In the intimate and sumptuous splendour of Doncaster's 18th-century Mansion House, the 30-year-old from Bournemouth, modestly clad and smiling warmly, kept everyone's focus on the music (unlike those sizzlingly sexy promotional shots, de rigueur nowadays for the marketing of young classical players) in a colourful and invigorating performance.
Bach pieces bookended stunning virtuosic playing in her performance of Kodaly's Sonata. Clein relished the array of technical complexities in the Kodaly, which swept the audience along in a series of thrills and surprises.
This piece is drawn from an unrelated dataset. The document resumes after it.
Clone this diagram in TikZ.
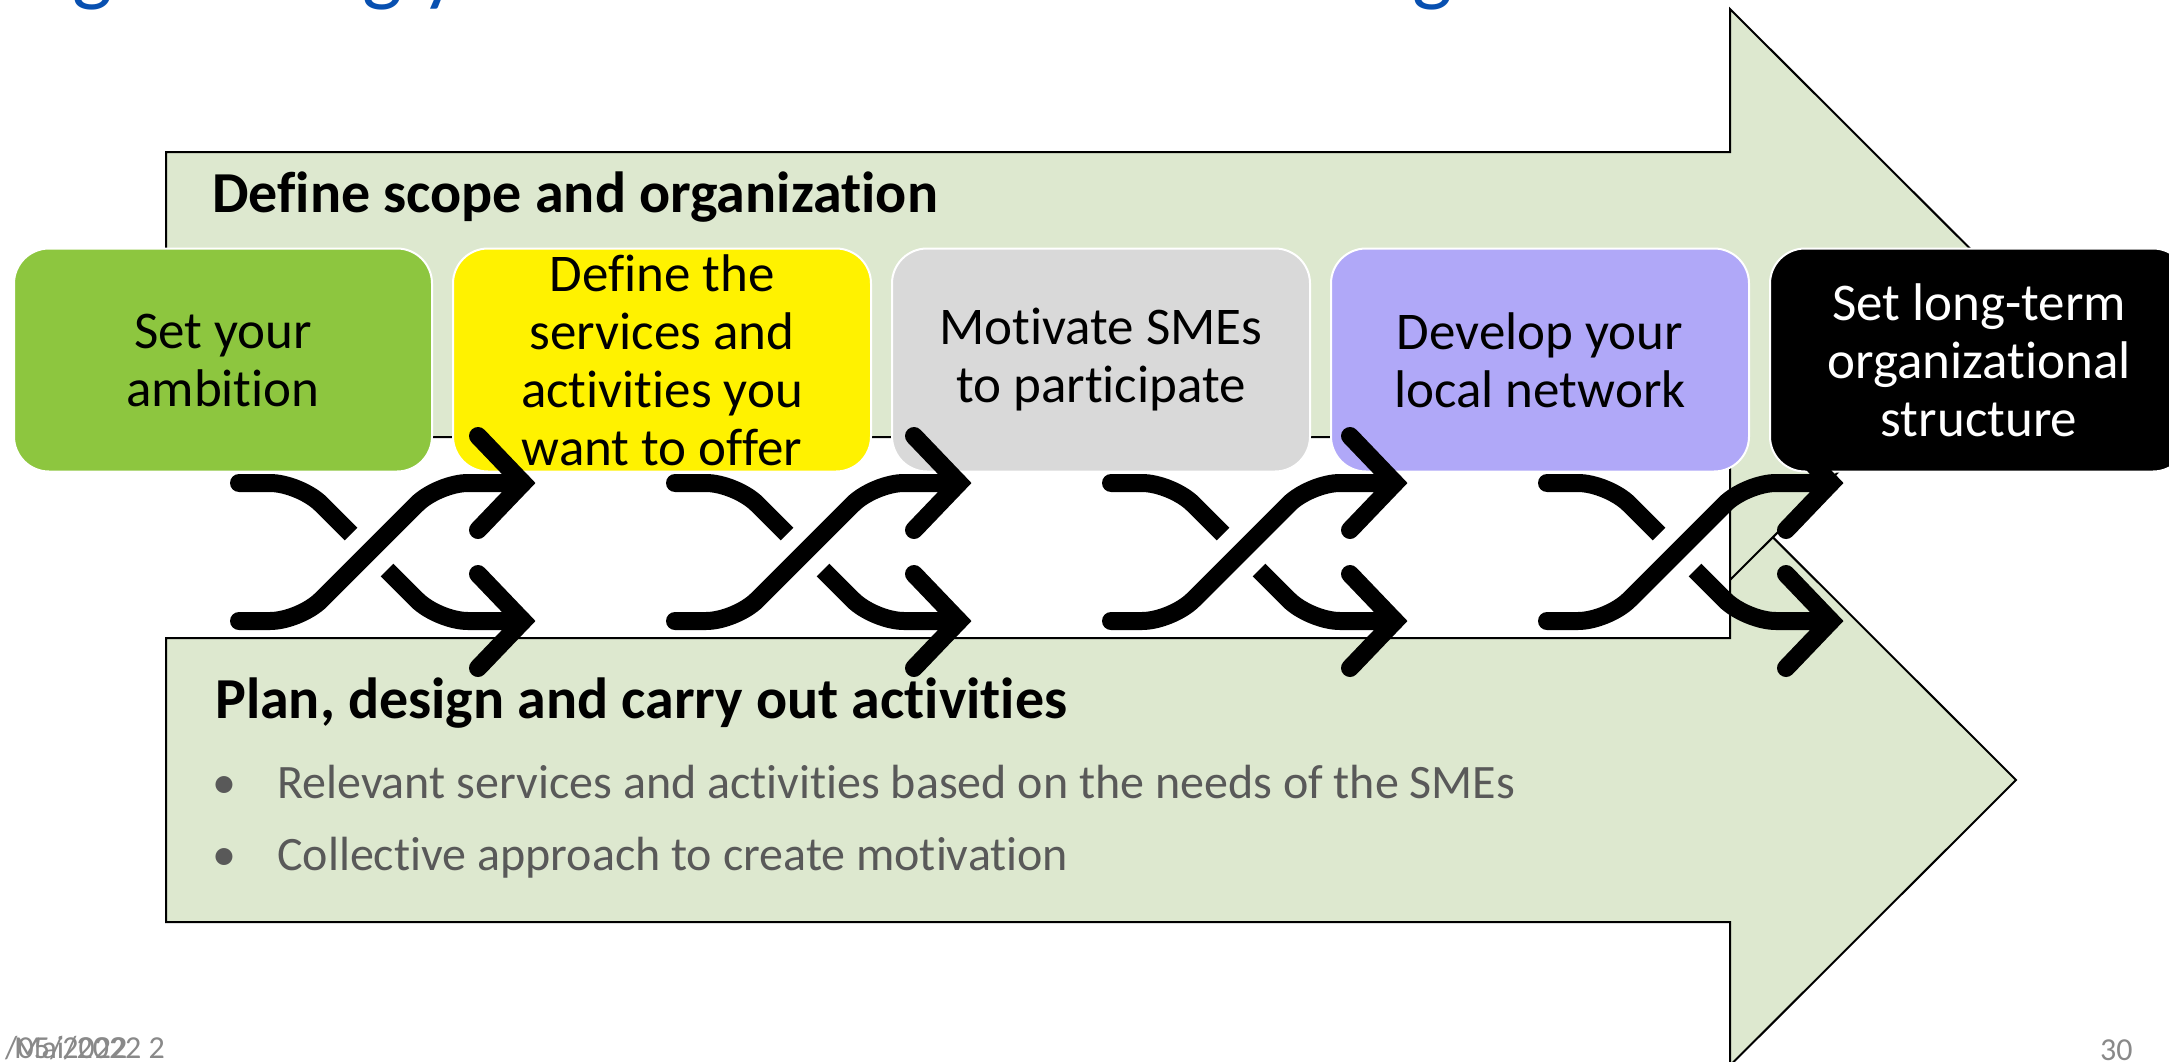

Eastern European folk rhythms recalled Elgar, Bartok, Shostakovich, and even the Irish piper Finbar Furey when he's strangling his instrument. Notes soared to squealing, violin-like heights, Clein creating sounds so tortured that it took an interval visit to the quaint and quirkily lavish toilets to recover one's emotional equilibrium.
Not for long, though. We were stunned afresh in the second half by a piece entitled New Commission, an improvisation with the composer Simon Fisher Turner that featured a mix of recorded sounds collected over the past few days. These included ringing notes coaxed by Clein's bow from one of the crystal chandeliers dangling over our heads. The ghost of Benjamin Franklin, the inventor of the glass armonica, must have hovered low as the pulsing ebb and flow of the piece achieved moments of painful beauty, rivalling those in the Kodaly. It worked a treat.
Britten's Cello Suite No 3, written specially for the great Russian cellist Mstislav Rostropovich, was left until the end. It is full of Russian elements, and you'd think that this Britten piece had enough melody, flow and poignancy to placate those who think of his work as somewhat cartoony. All the same, ending on New Commission would have been a bigger wow.